La pratique française de la guerre contemporaine n’est pas mue par un esprit d’arrogance, de violence, d’expansionnisme ou d’impérialisme. L’éthique et le respect des règles font partie de son professionnalisme, qui est, en chacun des acteurs, l’union d’une intelligence, d’un savoir, d’une morale et d’un esprit incorporés dans les aptitudes au combat. Ce professionnalisme témoigne de ce que la technique est « capacitante, mais non déterminante », et ne saurait en aucun cas fixer le but d’une intervention.

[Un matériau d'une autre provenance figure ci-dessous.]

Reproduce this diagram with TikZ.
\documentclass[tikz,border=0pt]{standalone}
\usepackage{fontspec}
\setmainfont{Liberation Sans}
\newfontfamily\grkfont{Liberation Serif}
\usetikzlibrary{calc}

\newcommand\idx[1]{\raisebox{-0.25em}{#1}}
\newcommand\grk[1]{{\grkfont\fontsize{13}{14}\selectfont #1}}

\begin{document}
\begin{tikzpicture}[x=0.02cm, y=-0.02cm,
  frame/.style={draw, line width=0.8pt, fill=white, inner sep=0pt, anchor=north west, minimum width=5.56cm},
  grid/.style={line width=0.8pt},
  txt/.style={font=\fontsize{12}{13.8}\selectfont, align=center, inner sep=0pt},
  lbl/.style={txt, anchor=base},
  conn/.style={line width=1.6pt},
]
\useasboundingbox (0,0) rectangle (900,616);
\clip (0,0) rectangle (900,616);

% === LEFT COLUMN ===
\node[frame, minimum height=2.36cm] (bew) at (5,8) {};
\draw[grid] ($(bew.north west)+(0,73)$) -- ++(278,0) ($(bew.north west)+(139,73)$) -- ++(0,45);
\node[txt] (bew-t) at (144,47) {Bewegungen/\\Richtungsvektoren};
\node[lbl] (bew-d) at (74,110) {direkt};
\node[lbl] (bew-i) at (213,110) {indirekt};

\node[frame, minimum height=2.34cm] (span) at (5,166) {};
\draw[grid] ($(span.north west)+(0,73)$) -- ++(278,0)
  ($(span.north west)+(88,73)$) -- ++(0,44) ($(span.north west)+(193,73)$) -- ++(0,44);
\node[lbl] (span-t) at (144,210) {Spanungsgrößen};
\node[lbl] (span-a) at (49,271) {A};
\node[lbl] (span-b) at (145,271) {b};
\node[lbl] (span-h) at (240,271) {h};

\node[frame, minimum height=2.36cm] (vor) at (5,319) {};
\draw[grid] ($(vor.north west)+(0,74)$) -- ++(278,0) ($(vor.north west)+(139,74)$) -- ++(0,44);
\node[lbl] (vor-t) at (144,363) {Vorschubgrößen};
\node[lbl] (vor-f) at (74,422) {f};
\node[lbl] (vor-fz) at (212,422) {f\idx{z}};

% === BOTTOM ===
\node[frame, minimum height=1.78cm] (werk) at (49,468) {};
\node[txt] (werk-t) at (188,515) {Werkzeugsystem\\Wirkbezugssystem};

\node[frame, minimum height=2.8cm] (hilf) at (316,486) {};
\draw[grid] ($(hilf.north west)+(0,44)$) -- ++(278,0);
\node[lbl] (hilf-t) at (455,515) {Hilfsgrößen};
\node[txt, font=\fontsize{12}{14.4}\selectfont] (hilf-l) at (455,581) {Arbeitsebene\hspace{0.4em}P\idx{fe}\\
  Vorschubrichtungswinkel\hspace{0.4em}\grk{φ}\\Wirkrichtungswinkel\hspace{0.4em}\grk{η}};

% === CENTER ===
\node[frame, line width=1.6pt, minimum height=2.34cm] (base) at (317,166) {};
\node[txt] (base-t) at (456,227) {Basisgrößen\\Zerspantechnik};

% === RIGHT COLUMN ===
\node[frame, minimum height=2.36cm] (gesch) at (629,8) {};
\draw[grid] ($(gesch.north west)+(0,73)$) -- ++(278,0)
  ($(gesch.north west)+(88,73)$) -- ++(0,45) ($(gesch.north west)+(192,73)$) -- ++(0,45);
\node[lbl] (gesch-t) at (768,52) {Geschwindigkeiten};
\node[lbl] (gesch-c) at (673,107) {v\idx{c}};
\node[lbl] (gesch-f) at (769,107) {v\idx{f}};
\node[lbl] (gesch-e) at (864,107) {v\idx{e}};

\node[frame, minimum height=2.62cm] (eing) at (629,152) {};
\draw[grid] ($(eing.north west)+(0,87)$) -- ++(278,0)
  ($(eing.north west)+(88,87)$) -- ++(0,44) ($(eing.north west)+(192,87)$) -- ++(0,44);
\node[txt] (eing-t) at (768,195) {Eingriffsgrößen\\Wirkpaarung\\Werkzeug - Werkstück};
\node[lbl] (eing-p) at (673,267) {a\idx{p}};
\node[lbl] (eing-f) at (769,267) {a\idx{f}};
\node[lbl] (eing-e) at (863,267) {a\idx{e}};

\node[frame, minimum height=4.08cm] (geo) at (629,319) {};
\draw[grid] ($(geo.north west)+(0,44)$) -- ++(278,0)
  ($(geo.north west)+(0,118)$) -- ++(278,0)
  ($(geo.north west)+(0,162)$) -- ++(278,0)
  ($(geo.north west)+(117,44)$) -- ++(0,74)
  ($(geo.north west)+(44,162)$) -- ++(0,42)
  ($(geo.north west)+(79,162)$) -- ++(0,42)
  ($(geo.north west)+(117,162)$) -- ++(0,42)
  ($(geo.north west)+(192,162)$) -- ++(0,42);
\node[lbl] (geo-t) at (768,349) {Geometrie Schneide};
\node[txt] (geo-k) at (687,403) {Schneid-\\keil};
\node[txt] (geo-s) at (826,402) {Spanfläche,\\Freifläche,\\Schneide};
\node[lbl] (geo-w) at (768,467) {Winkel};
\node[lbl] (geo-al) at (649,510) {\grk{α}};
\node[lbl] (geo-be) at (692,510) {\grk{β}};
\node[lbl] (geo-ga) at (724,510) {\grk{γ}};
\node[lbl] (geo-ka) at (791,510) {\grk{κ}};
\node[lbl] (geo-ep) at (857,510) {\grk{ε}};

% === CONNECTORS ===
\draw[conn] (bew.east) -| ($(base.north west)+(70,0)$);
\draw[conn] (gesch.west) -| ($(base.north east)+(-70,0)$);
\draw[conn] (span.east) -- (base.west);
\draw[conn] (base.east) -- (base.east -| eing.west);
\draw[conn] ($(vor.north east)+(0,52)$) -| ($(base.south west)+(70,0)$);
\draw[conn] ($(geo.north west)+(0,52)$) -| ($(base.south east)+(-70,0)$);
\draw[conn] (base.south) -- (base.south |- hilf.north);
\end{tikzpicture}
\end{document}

Conscients de ces enjeux, les états-majors ont déjà anticipé les réflexions sur ces questions et appréhendé les nouvelles responsabilités qui incomberont aux décideurs militaires, comme le démontre cet ouvrage. C’est la raison pour laquelle le général de division Charles Beaudouin rappelle dans son introduction que si tout système robotique militaire contribue à accroître la capacité opérationnelle de l’armée de Terre sur les champs de bataille actuels et futurs, son emploi relève d’une décision de chef militaire et d’une responsabilité humaine, et que ce chef doit en maîtriser les effets afin de conserver le contrôle et la responsabilité de la mission. ♦
(1) Tolstoï Léon, Ma religion, Paris, Librairie Fischbacher, 1885.
(2) Cooper Robert, The Postmodern State and the World Order, 1996.
(3) Malis Christian, Guerre et stratégie au XXe siècle, Fayard, 2014, 352 pages.
(4) Debas Matthieu, Du sabre à l’esprit, Editions JPO, 2017, 195 pages.
(5) Colonel Pierre Santoni, en p. 73-81 de ce Cahier.
(6) Lecointre Francois, Vision stratégique « pour une singularité positive », septembre 2018 (www.defense.gouv.fr/).